19. The apparatus as in claim 18, wherein the process when executed is further operable to:

group individual nodes into groups; and

assign a respective individual HMM per corresponding traffic profile to each group.

20. The apparatus as in claim 18, wherein the process when executed is further operable to:

assign a single HMM per corresponding traffic profile to all nodes in the network.

21. The apparatus as in claim 18, wherein the process when executed is further operable to:

define observed variables of the one or more HMMs as multi-dimensional traffic data, wherein each dimension of the multi-dimensional traffic data corresponds to a different type of traffic, averaged on a given time interval.

22. The apparatus as in claim 14, wherein the process when executed is further operable to:

determine that no matching traffic profile exists for particular traffic; and

classify an unknown traffic profile based on the particular traffic.

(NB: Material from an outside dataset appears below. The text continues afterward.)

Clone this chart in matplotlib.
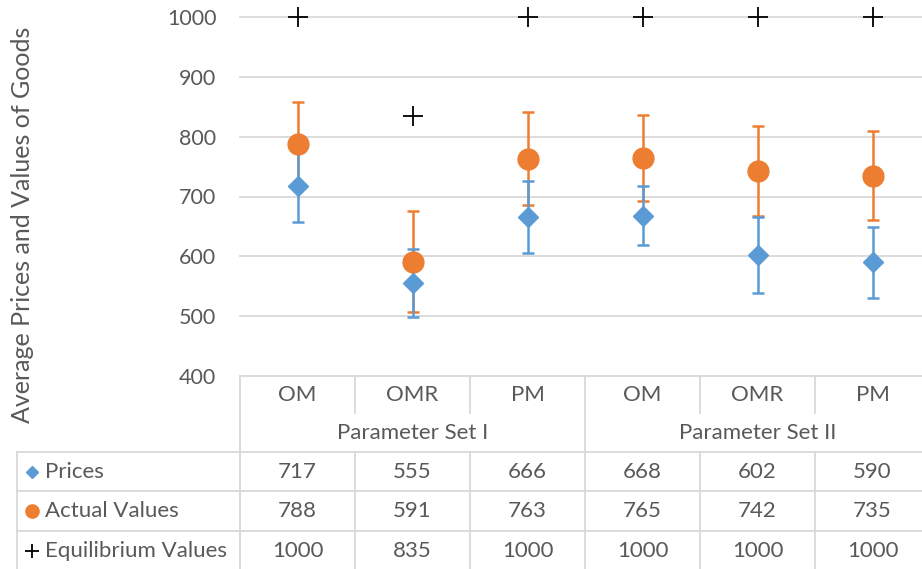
import matplotlib
matplotlib.use("Agg")
import matplotlib.pyplot as plt
from matplotlib.transforms import blended_transform_factory

plt.rcParams["font.family"] = ["Lato", "DejaVu Sans"]

# data
groups = ["Parameter Set I", "Parameter Set II"]
treatments = ["OM", "OMR", "PM", "OM", "OMR", "PM"]
prices = [717, 555, 666, 668, 602, 590]
prices_err = [60, 57, 60, 49, 64, 59]
actual = [788, 591, 763, 765, 742, 735]
actual_err = [70, 84, 78, 72, 75, 75]
equilibrium = [1000, 835, 1000, 1000, 1000, 1000]
yticks = [400, 500, 600, 700, 800, 900, 1000]

BLUE = "#5B9BD5"
ORANGE = "#ED7D31"
TXT = "#595959"
GRID = "#D9D9D9"
FS = 16

W, H = 922, 569
fig = plt.figure(figsize=(W / 100, H / 100), dpi=100)

# plot area in pixels: x 240..930, y 17..376
ax = fig.add_axes([240 / W, (H - 376) / H, 690 / W, (376 - 17) / H])
x = list(range(len(treatments)))

ax.errorbar(x, actual, yerr=actual_err, fmt="none", ecolor=ORANGE,
            elinewidth=1.8, capsize=4.5, capthick=1.8, zorder=2)
ax.errorbar(x, prices, yerr=prices_err, fmt="none", ecolor=BLUE,
            elinewidth=1.8, capsize=4.5, capthick=1.8, zorder=3)
ax.plot(x, actual, "o", color=ORANGE, ms=15, mec=ORANGE, zorder=4, linestyle="none")
ax.plot(x, prices, "D", color=BLUE, ms=10, mec=BLUE, zorder=5, linestyle="none")
ax.plot(x, equilibrium, "+", color="black", ms=14.4, mew=1.3, zorder=6,
        linestyle="none", clip_on=False)

ax.set_xlim(-0.5, len(treatments) - 0.5)
ax.set_ylim(400, 1000)
ax.set_yticks(yticks)
ax.set_yticklabels([str(v) for v in yticks], color=TXT, fontsize=15.5)
ax.tick_params(axis="y", length=0, pad=17)
ax.set_xticks([])
for s in ax.spines.values():
    s.set_visible(False)
for v in yticks[1:]:
    ax.axhline(v, color=GRID, lw=1.3, zorder=1, clip_on=False)

fig.text(23 / W, (H - 225) / H, "Average Prices and Values of Goods",
         rotation=90, ha="center", va="center", color=TXT, fontsize=18)

# data table below the plot
tab = fig.add_axes([0, 0, 1, 1], facecolor="none")
tab.set_xlim(0, W)
tab.set_ylim(H, 0)
tab.axis("off")
bt = blended_transform_factory(ax.transData, tab.transData)

n = len(treatments)
left_edge = 17
row_top = [376, 452, 491, 531]
row_bottom = 571

# horizontal lines
tab.plot([240, W], [376, 376], color=GRID, lw=1.3)
for yy in row_top[1:]:
    tab.plot([left_edge, W], [yy, yy], color=GRID, lw=1.3)
tab.plot([left_edge, left_edge], [452, row_bottom], color=GRID, lw=1.3)
tab.plot([240, 240], [376, row_bottom], color=GRID, lw=1.3)

# vertical column lines
for i in range(1, n + 1):
    xb = i - 0.5
    if i % 3 == 0:
        tab.plot([xb, xb], [376, row_bottom], color=GRID, lw=1.3, transform=bt, clip_on=False)
    else:
        tab.plot([xb, xb], [376, 413], color=GRID, lw=1.3, transform=bt, clip_on=False)
        tab.plot([xb, xb], [452, row_bottom], color=GRID, lw=1.3, transform=bt, clip_on=False)

# category labels
for i, t in enumerate(treatments):
    tab.text(i, 395, t, transform=bt, ha="center", va="center", color=TXT, fontsize=FS)
for g, name in enumerate(groups):
    tab.text(g * 3 + 1, 433, name, transform=bt, ha="center", va="center", color=TXT, fontsize=FS)

# series rows
rows = [
    ("Prices", prices, "D", BLUE, 6.5, 1),
    ("Actual Values", actual, "o", ORANGE, 9.5, 1),
    ("Equilibrium Values", equilibrium, "+", "black", 10, 1.3),
]
for r, (label, vals, mk, col, ms, mew) in enumerate(rows):
    yc = (row_top[r + 1] + (row_top[r + 2] if r + 2 < len(row_top) else row_bottom)) / 2
    tab.plot([32], [yc], mk, color=col, ms=ms, mew=mew, mec=col)
    tab.text(45, yc, label, ha="left", va="center", color=TXT, fontsize=FS)
    for i, v in enumerate(vals):
        tab.text(i, yc, str(v), transform=bt, ha="center", va="center", color=TXT, fontsize=FS)

fig.savefig("out.png", dpi=100)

23. A tangible, non-transitory, computer-readable media having software encoded thereon, the software when executed by a processor operable to:

determine a statistical model for each of one or more singular-node traffic profiles;

detect a matching traffic profile for individual nodes in the computer network by analyzing respective traffic from the individual nodes and matching the respective traffic against the statistical model for the one or more traffic profiles; and

predict relevant periods of traffic for the individual nodes by extrapolating a most-likely future sequence based on prior respective traffic of the individual nodes and the corresponding matching traffic profile.

24. The computer-readable media as in claim 23, wherein determining the statistical model for each of one or more singular-node traffic profiles is based on one or more Hidden Markov Models (HMMs) each corresponding to a respective one of the one or more traffic profiles.